- [What is asked] Copy out each line that includes the word "Output".

- [Data supplied]
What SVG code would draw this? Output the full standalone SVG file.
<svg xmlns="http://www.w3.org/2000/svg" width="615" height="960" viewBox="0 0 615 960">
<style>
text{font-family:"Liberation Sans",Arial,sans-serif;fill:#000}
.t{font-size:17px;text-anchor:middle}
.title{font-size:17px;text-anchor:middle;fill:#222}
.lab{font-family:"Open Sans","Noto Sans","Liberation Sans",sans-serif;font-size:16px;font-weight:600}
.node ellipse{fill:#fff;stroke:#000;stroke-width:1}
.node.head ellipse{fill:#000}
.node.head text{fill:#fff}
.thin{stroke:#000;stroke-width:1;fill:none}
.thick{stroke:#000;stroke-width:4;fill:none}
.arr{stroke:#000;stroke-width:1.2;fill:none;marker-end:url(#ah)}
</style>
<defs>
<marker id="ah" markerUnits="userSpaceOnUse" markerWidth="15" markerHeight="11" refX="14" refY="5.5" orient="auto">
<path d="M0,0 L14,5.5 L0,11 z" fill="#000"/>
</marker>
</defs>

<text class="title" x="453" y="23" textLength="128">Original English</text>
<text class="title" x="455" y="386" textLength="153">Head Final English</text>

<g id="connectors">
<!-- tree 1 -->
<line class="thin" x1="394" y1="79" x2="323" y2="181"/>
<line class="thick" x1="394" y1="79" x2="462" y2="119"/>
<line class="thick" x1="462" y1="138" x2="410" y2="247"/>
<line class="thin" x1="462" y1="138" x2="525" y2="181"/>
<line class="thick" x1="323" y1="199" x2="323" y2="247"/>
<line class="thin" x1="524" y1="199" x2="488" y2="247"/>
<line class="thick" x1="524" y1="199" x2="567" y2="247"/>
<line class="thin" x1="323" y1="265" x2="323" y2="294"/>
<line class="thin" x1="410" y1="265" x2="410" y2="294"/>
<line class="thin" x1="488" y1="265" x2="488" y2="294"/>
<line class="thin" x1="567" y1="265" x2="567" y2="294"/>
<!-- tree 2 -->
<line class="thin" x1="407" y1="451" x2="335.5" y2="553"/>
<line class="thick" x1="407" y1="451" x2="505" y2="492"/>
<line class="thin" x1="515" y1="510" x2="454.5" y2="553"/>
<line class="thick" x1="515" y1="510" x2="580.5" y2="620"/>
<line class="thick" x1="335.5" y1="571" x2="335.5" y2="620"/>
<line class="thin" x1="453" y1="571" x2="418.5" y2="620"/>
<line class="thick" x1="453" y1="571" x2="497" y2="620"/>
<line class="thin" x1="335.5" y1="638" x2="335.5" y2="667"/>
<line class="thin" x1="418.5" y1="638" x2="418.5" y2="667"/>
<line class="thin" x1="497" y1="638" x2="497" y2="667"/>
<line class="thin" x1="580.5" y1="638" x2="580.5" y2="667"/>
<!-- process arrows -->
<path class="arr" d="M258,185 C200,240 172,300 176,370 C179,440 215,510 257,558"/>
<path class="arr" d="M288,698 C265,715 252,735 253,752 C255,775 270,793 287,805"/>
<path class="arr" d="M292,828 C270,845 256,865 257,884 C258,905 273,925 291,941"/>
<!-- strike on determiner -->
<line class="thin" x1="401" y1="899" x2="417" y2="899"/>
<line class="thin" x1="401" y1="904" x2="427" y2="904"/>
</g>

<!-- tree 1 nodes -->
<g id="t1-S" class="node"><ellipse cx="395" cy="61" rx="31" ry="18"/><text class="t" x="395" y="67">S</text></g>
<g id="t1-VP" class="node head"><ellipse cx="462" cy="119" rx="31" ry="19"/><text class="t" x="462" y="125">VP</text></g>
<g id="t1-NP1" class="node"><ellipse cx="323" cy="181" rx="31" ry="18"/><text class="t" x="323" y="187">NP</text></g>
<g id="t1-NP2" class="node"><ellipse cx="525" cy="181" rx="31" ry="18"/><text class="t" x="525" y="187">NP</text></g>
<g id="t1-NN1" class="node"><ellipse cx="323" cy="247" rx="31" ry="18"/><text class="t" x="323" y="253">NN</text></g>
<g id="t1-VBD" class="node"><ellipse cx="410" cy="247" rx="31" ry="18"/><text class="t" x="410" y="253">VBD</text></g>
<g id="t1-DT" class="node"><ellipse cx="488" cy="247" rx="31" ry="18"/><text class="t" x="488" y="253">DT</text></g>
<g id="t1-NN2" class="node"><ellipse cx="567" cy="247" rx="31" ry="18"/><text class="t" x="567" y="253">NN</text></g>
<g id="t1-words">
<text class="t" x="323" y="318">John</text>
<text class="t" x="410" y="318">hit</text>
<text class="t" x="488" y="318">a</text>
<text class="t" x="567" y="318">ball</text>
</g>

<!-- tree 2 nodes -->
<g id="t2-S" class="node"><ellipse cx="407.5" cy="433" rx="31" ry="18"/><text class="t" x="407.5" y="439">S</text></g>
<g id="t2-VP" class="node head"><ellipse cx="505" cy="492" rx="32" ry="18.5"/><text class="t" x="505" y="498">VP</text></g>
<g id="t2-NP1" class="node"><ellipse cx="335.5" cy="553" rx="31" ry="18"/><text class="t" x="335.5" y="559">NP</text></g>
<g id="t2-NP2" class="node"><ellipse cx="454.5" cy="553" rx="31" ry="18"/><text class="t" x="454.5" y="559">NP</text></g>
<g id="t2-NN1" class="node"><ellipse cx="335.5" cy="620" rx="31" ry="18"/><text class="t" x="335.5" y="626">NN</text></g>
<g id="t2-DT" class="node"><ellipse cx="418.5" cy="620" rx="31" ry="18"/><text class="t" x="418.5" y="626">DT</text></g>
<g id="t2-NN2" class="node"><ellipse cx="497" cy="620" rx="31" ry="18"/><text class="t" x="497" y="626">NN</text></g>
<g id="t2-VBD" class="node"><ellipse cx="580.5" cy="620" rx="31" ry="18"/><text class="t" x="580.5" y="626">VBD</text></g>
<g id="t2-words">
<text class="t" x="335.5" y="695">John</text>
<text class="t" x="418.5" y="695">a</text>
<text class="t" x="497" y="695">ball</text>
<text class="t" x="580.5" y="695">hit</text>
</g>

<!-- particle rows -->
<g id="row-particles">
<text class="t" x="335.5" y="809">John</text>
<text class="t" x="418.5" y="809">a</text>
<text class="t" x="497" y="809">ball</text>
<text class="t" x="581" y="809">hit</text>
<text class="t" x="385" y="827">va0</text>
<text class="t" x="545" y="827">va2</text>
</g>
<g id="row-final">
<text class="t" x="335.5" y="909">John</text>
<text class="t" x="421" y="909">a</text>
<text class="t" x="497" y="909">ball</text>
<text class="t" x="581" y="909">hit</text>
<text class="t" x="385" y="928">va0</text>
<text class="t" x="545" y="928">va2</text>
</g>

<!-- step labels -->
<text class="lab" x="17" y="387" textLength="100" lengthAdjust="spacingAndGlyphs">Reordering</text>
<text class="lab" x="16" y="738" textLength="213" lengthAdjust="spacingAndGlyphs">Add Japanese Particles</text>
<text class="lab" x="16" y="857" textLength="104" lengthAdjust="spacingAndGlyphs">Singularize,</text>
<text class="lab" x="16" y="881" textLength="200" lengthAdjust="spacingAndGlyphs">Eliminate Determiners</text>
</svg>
---
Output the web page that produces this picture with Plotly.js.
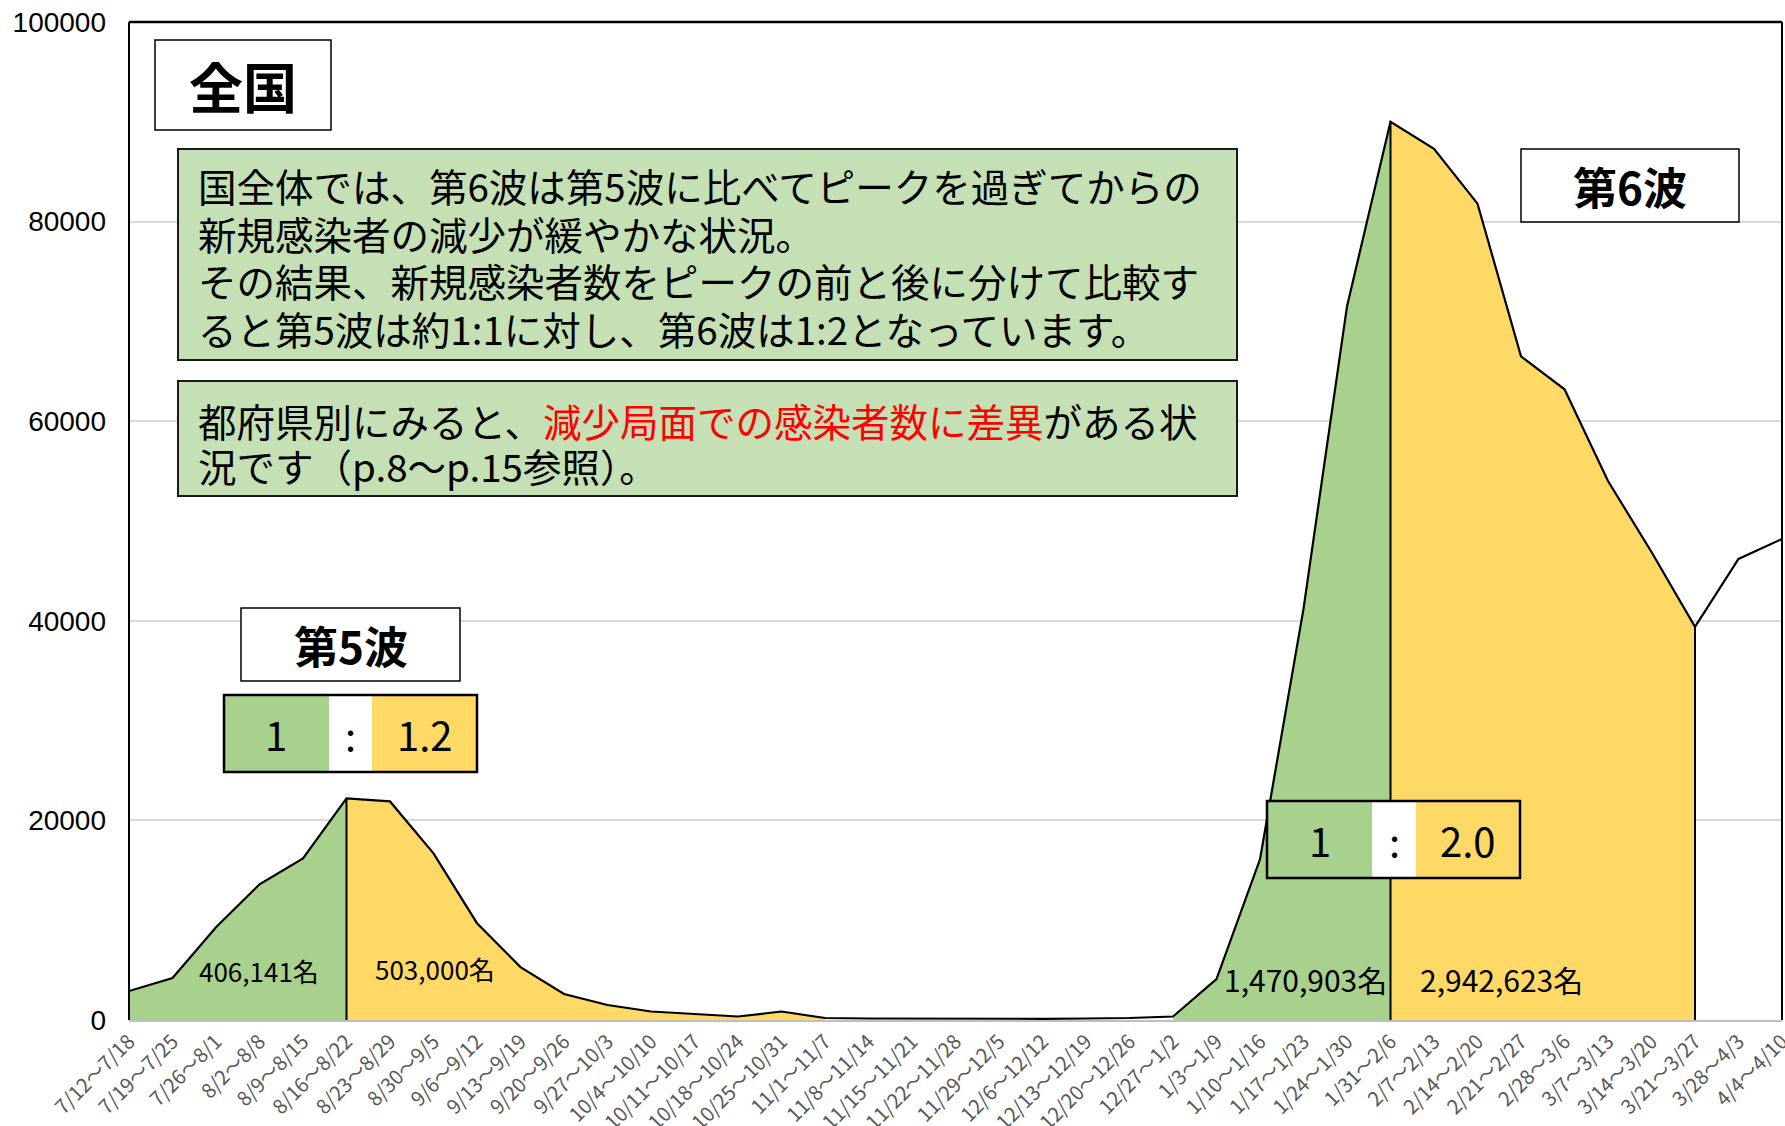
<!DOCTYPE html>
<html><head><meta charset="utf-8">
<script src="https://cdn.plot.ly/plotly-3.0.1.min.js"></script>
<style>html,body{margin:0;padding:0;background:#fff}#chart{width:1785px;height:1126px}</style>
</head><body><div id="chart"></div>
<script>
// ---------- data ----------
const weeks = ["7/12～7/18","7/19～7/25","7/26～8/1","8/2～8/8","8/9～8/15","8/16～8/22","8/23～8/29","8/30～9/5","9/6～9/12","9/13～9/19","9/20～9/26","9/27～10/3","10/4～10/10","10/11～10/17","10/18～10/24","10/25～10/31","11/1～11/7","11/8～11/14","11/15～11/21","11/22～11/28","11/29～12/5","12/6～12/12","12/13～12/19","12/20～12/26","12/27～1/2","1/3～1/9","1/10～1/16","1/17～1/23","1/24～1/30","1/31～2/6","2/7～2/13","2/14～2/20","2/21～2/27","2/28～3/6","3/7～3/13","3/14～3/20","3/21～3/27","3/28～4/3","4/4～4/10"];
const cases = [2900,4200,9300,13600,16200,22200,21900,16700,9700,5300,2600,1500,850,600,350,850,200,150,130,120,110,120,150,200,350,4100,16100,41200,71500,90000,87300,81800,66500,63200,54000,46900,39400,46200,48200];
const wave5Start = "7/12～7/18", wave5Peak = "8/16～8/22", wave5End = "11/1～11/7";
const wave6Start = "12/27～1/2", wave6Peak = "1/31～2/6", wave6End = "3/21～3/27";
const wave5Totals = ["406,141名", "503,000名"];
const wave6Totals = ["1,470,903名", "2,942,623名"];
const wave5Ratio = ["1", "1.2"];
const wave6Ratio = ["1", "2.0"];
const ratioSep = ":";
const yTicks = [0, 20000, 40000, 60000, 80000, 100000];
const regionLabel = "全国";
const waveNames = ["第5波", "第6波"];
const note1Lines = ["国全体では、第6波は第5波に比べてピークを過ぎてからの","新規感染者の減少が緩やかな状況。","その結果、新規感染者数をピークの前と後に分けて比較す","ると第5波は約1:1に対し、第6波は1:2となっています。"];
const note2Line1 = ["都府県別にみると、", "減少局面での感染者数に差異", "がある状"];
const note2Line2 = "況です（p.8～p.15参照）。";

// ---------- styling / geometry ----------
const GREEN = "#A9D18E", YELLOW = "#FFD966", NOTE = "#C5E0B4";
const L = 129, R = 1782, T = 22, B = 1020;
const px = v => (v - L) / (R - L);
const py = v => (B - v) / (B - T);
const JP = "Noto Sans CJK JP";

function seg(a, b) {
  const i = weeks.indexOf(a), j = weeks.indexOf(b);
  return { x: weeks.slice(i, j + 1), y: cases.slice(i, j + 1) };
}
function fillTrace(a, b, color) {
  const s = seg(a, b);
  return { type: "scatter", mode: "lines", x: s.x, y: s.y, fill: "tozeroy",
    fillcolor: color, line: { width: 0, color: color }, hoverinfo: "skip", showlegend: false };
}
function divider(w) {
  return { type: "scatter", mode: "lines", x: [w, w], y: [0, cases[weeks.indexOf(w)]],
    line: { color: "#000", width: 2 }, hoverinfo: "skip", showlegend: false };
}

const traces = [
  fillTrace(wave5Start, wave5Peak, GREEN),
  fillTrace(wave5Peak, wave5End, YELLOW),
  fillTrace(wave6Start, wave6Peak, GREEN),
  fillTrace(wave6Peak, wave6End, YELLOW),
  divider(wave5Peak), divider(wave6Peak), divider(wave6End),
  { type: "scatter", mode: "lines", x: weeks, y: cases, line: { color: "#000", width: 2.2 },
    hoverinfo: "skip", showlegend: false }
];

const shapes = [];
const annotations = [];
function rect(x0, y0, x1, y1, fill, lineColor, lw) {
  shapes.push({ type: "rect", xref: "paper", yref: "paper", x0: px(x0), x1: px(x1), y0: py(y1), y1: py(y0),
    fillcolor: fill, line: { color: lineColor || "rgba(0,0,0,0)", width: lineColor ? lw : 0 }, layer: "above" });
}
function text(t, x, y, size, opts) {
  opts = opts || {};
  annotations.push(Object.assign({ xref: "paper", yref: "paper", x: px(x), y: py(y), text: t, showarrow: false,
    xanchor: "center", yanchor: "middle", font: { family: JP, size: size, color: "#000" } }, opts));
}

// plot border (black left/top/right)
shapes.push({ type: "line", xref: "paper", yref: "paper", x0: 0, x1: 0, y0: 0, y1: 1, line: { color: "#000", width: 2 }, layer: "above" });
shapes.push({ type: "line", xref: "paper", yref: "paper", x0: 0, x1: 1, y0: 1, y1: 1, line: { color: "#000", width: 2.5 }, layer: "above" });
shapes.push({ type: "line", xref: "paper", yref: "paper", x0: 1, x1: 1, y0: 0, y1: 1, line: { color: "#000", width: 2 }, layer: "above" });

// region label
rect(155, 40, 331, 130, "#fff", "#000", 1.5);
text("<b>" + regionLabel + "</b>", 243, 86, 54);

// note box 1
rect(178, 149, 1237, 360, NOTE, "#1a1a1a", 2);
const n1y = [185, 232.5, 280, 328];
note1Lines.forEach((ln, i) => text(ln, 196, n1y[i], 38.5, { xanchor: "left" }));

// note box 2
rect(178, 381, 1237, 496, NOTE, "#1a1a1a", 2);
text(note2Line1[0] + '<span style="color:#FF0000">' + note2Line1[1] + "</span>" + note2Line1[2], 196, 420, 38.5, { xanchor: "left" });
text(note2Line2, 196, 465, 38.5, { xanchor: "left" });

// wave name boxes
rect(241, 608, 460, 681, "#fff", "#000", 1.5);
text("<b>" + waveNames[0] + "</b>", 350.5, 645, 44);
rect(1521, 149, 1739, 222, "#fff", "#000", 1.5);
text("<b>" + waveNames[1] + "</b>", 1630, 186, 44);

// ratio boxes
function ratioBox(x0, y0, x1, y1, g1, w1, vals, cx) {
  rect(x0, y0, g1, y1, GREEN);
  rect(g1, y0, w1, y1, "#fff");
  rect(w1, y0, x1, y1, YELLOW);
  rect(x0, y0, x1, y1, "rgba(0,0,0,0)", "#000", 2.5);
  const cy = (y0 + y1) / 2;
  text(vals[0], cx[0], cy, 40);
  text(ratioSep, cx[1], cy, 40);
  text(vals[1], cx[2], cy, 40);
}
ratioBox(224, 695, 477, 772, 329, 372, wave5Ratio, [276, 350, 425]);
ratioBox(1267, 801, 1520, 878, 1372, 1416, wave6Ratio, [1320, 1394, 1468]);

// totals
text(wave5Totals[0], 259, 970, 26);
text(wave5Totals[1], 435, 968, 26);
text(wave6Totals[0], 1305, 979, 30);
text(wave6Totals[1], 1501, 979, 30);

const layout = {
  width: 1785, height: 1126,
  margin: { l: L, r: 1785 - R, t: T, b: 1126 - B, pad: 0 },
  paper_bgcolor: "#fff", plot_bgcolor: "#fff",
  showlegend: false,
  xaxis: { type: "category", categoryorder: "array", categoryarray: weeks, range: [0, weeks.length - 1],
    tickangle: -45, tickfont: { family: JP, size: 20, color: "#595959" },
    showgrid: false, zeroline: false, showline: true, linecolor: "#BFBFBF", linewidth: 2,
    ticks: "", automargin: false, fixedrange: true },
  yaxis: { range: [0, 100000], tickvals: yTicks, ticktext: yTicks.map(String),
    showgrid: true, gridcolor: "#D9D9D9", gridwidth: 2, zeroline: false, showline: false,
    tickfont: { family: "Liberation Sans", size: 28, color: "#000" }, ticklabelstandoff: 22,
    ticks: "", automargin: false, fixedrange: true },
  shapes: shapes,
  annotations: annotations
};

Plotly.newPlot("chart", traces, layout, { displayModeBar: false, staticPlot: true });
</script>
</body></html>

- [Written reply]
What SVG code would draw this? Output the full standalone SVG file.
Output the web page that produces this picture with Plotly.js.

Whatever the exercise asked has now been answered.